In defiance of its length, wheelbase and mass, this sedan is also implausibly athletic. Keep the seatbelt sign illuminated, and strapped passengers will stay snug in their seats as the Panamera rips it up in the canyons. All-wheel-drive grip, low-end thrust and Porsche's torque vectoring rear differential make easy work of corners. Oversized brakes, lightweight and fade-resistant ceramics on our test car, added even more confidence. When it came to performance, Porsche's Panamera Turbo S was everything we expected and more. But even as it delivered gut-wrenching acceleration and cheek-stretching grip, we couldn't help but keep thinking that the Turbo S drove just like... well, almost like a standard Turbo.
The standard Turbo gives up 50 horsepower, a few ticks in the sprint to sixty and two miles per hour in top speed to its S-badged sibling. They are both insanely quick and it would require sophisticated test equipment to tell the difference between the two models on the track. Quite frankly, on public roads, one's performance advantage over the other would be left to the driver.

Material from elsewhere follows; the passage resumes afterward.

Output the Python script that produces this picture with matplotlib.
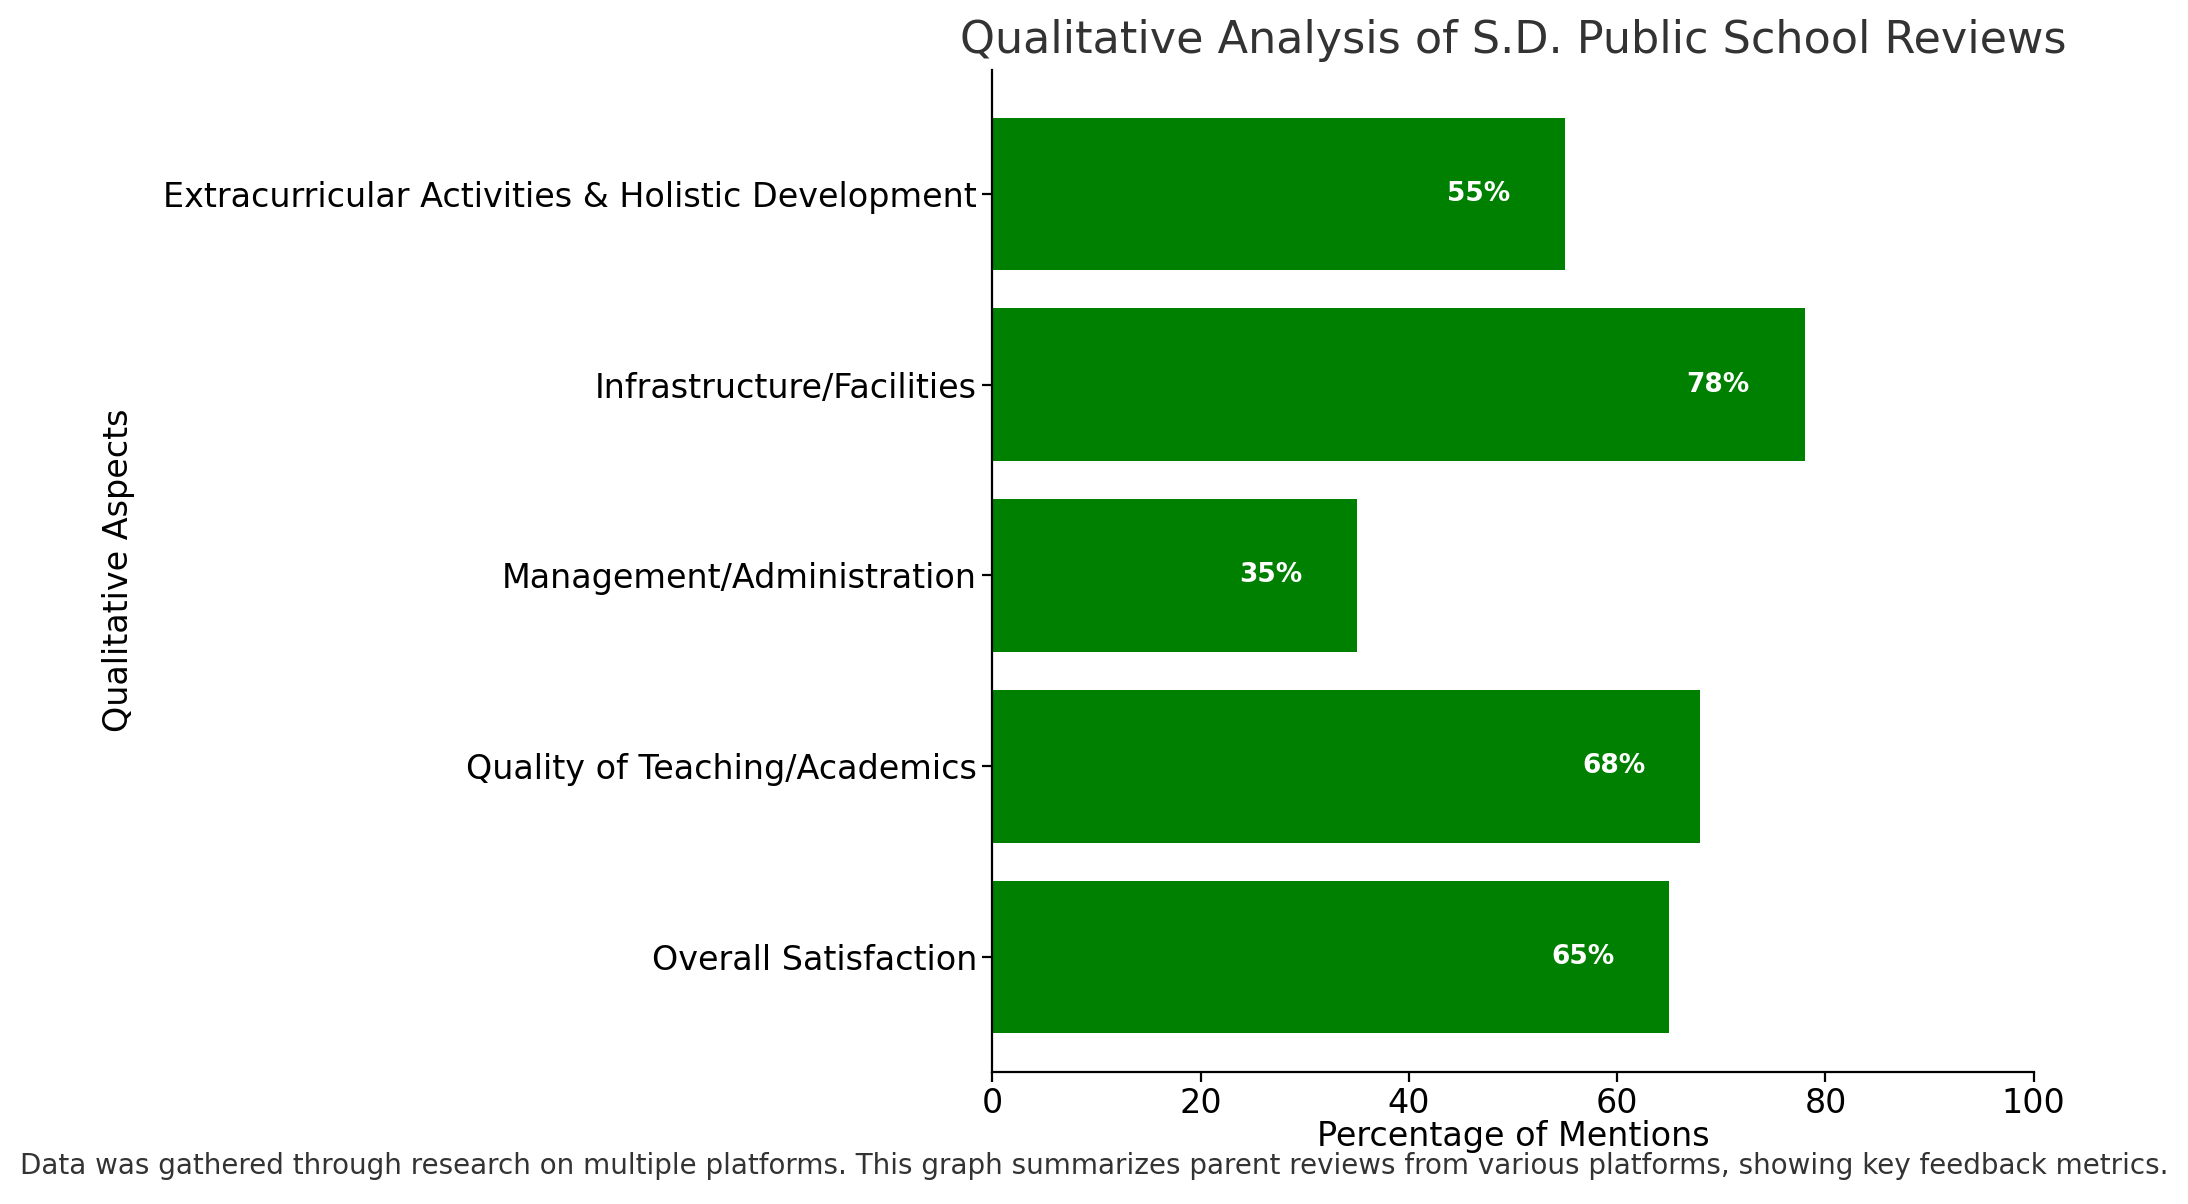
import matplotlib
matplotlib.use('Agg')
import matplotlib.pyplot as plt

# 数据
categories = ['Overall Satisfaction', 'Quality of Teaching/Academics',
              'Management/Administration', 'Infrastructure/Facilities',
              'Extracurricular Activities & Holistic Development']
values = [65, 68, 35, 78, 55]

fig = plt.figure(figsize=(10.94, 6.02), dpi=200)
ax = fig.add_axes([0.4535, 0.11, 0.476, 0.832])

bars = ax.barh(categories, values, color='green')
for bar, v in zip(bars, values):
    ax.text(v - 8.3, bar.get_y() + bar.get_height() / 2, f'{v}%',
            ha='center', va='center', color='white', fontweight='bold', fontsize=9.5)

ax.set_xlim(0, 100)
ax.set_ylim(-0.6, 4.65)
ax.spines['top'].set_visible(False)
ax.spines['right'].set_visible(False)
ax.tick_params(labelsize=12, pad=2)
ax.set_xlabel('Percentage of Mentions', fontsize=12, labelpad=0)
ax.set_ylabel('Qualitative Aspects', fontsize=12, labelpad=10)
ax.set_title('Qualitative Analysis of S.D. Public School Reviews', fontsize=16, color='#333333')

fig.text(0.5, 0.025, 'Data was gathered through research on multiple platforms. This graph summarizes '
         'parent reviews from various platforms, showing key feedback metrics.',
         ha='center', fontsize=10, color='#333333')

fig.savefig('out.png', dpi=200)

We couldn't help but keep thinking that the Turbo S drove just like... well, almost like a standard Turbo.
Yet a 550-horsepower range-topper like this isn't about objective reality. It is about one-upmanship.
While it would be nearly impossible for anyone to rationalize its $36,500 premium over the standard bloody-fast sedan, it is our belief that if you can afford the Turbo, you can swing the Turbo S. We surely would. After all, in its affluent arena, it is almost a necessity to ensure that you don't get trumped by your next door neighbor.